Vous m'invitez à rentrer dans un débat dont j'ai été trop vivement
éconduit, pour ne pas me le tenir pour dit ; et je vous avoue que je
préfère rester dans le milieu paisible où je me tenais, que de m'exposer
à une pareille charge à fond de train. De mon temps, on échangeait une
plaisanterie plus ou moins athénienne, mais aujourd'hui, peste ! On y va
à coups de cravache plombée. Merci ! je me retire ; j'en ai plus qu'il
ne m'en faut ; car je suis encore tout marbré des coups du vicomte.
Convenez que, bien qu'ils m'aient été généreusement, trop généreusement
administrés par la gracieuse main d'une femme, ils n'en sont pas moins
cuisants. Ah ! madame, vous m'avez rappelé à la charité d'une façon bien
peu charitable. Vicomte ! vous êtes trop redoutable ; je vous rends les
armes et reconnais humblement mes torts. J'en conviens, Bernardin de
Saint-Pierre a été un grand philosophe ; que dis-je ? il a trouvé la
pierre philosophale, et je ne suis, comme je n'ai été, qu'un indigeste
compilateur ! Là ! êtes-vous content ? voyons, soyez gentil et ne
m'humiliez plus ainsi dorénavant, sans quoi vous obligeriez un
gentilhomme, ami de notre groupe parisien, à quitter la place, ce qu'il
ne ferait qu'à son grand regret, car il tient à profiter, lui aussi, des
enseignements spirites, et à connaître ce qui se passe ici.
Et
tenez : j'ai entendu aujourd'hui le récit de phénomènes si étranges,
que de mon temps on aurait brûlé vifs, comme sorciers, les acteurs et
même les narrateurs de ces événements. Entre nous, sont-ce bien là des
phénomènes spirites ? L'imagination d'un côté, et l'intérêt de l'autre
n'y sont-ils pas pour quelque chose ? Je ne voudrais pas en jurer. Qu'en
pense le spirituel vicomte ? Quant à moi, je m'en lave les mains.

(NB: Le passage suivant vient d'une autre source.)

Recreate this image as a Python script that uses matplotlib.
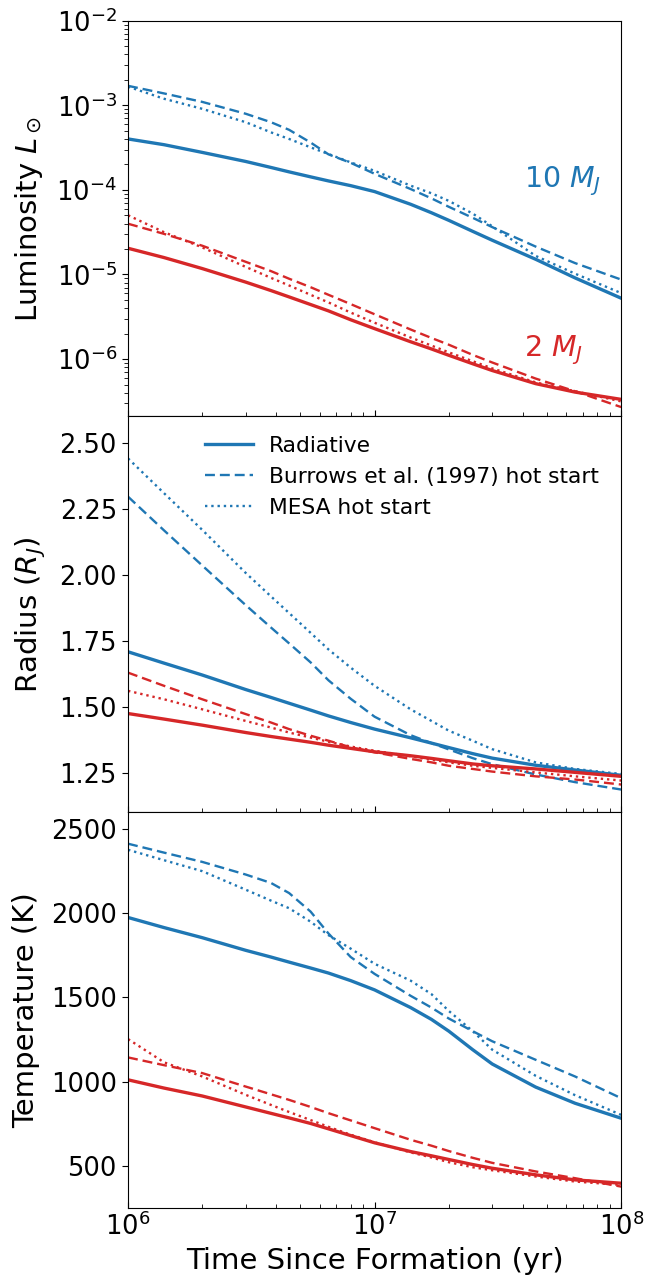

D'ailleurs, si j'en crois ma jugeote de naturaliste, tout naturaliste de
cabinet que l'on m'appelle, les phénomènes de cet ordre ne doivent
avoir lieu que bien rarement. Voulez-vous mon opinion sur l'affaire de
la Havane ? Eh bien ! il y a là une coterie de gens mal intentionnés,
qui ont tout intérêt à discréditer la propriété, pour qu'elle puisse se
vendre à vil prix, et des propriétaires peureux et craintifs, épouvantés
d'une fantasmagorie assez bien montée. Quant au lézard : il me souvient
bien d'en avoir écrit l'histoire, mais j'avoue n'en avoir jamais
rencontré de diplômés par la faculté de médecine. Il y a ici un médium à
cerveau faible, qui a pris dans son imagination des faits qui n'avaient
en somme aucune réalité.
Buffon.
Nota.
Ce dernier paragraphe fait allusion à deux faits racontés dans la même
séance et dont, faute de place, nous ajournons le récit à un autre
numéro. Buffon donne à ce sujet son opinion spontanément.